Entre os 14 personagens, estão Betinho, porteiro do edifício mais alto de Porto Alegre, o Santa Cruz, no Centro Histórico; Alice, moradora da Ocupação Baronesa, na Cidade Baixa, que acolhe mulheres indígenas; e Janja, neta de uma escrava fugida e ativista do Quilombo dos Alpes, nos morros da Glória. Pelo menos um é famoso: Toniolo celebrizou seu nome com pichações e adesivos espalhados pela cidade. O único capítulo que destoa um pouco da proposta é o do professor aposentado de Jornalismo Leonam. Ali, em meio a reflexões do entrevistado sobre o ofício e elogios de ex-alunos como a própria Eliane Brum, a cidade não se faz tão presente, as relações humanas não estão tanto em foco.

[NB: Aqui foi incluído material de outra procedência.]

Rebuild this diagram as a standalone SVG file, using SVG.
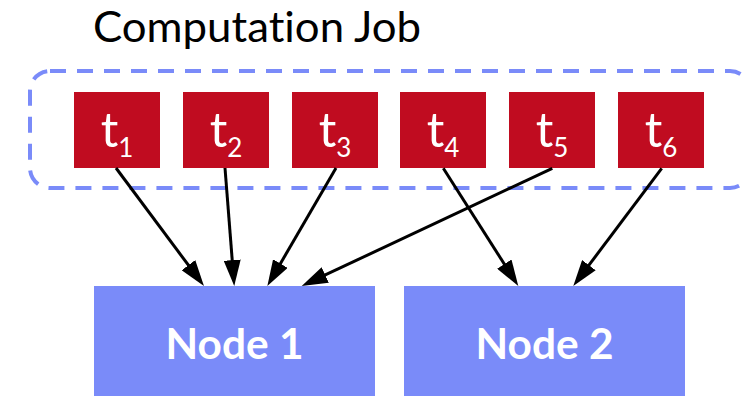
<svg xmlns="http://www.w3.org/2000/svg" width="743" height="396" viewBox="0 0 743 396">
  <style>
    .title { font-family: Lato, "Open Sans", sans-serif; font-size: 43px; fill: #000000; font-variant-ligatures: none; }
    .task rect { fill: #C00C20; }
    .task text { font-family: Lato, "Open Sans", sans-serif; font-size: 49px; fill: #FFFFFF; text-anchor: middle; }
    .task .sub { font-size: 26px; }
    .node rect { fill: #7A8BF9; }
    .node text { font-family: Lato, "Open Sans", sans-serif; font-weight: bold; font-size: 42px; fill: #FFFFFF; text-anchor: middle; }
    .job { fill: none; stroke: #7A8BF9; stroke-width: 4; stroke-dasharray: 16 11; }
    .edges line { stroke: #000000; stroke-width: 3; marker-end: url(#head); }
  </style>
  <defs>
    <marker id="head" markerUnits="userSpaceOnUse" markerWidth="26" markerHeight="17" refX="10" refY="8.5" orient="auto">
      <path d="M0,0 L26,8.5 L0,17 z" fill="#000000"/>
    </marker>
  </defs>

  <text class="title" x="93" y="42" textLength="328" lengthAdjust="spacingAndGlyphs">Computation Job</text>

  <!-- job boundary -->
  <rect class="job" x="30" y="71" width="720" height="117" rx="20" ry="20"/>

  <!-- tasks -->
  <g id="t1" class="task"><rect x="74" y="92" width="86" height="76"/><text x="117" y="147">t<tspan class="sub" dy="10">1</tspan></text></g>
  <g id="t2" class="task"><rect x="183" y="92" width="86" height="76"/><text x="226" y="147">t<tspan class="sub" dy="10">2</tspan></text></g>
  <g id="t3" class="task"><rect x="292" y="92" width="86" height="76"/><text x="335" y="147">t<tspan class="sub" dy="10">3</tspan></text></g>
  <g id="t4" class="task"><rect x="400" y="92" width="86" height="76"/><text x="443" y="147">t<tspan class="sub" dy="10">4</tspan></text></g>
  <g id="t5" class="task"><rect x="509" y="92" width="86" height="76"/><text x="552" y="147">t<tspan class="sub" dy="10">5</tspan></text></g>
  <g id="t6" class="task"><rect x="618" y="92" width="86" height="76"/><text x="661" y="147">t<tspan class="sub" dy="10">6</tspan></text></g>

  <!-- worker nodes -->
  <g id="node1" class="node"><rect x="94" y="286" width="281" height="110"/><text x="234.5" y="359" textLength="138" lengthAdjust="spacingAndGlyphs">Node 1</text></g>
  <g id="node2" class="node"><rect x="404" y="286" width="281" height="110"/><text x="544.5" y="359" textLength="138" lengthAdjust="spacingAndGlyphs">Node 2</text></g>

  <!-- task assignments -->
  <g id="edges" class="edges">
    <line x1="116" y1="168" x2="194.4" y2="273.2"/>
    <line x1="225" y1="168" x2="233.0" y2="270.1"/>
    <line x1="336" y1="168" x2="275.4" y2="272.2"/>
    <line x1="552.3" y1="168.3" x2="316.2" y2="279.2"/>
    <line x1="443.3" y1="168.3" x2="509.7" y2="272.5"/>
    <line x1="661.7" y1="168.3" x2="582.9" y2="273.2"/>
  </g>
</svg>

Pablito termina o livro com um personagem que está no coração de Porto Alegre e que, de certa maneira, espelha o seu trabalho. Artista de rua há 25 anos, o argentino Abraham atua como estátua viva de um anjo na Esquina Democrática. Enquanto se maquia e veste seu figurino, ele discorre:
— Quando eu coloco a roupa, parece que é outra pessoa que existe. Uma pessoa que mais ouve. Eles vêm falar comigo pela minha fantasia, tu me entiende? Vêm contar suas histórias. E eu tô aqui para ouvir histórias, tu me entiende? Eles te contam de tudo, de tudo. Corações de amor, corações de preocupación, de tristeza. Estou aqui para ouvir corações.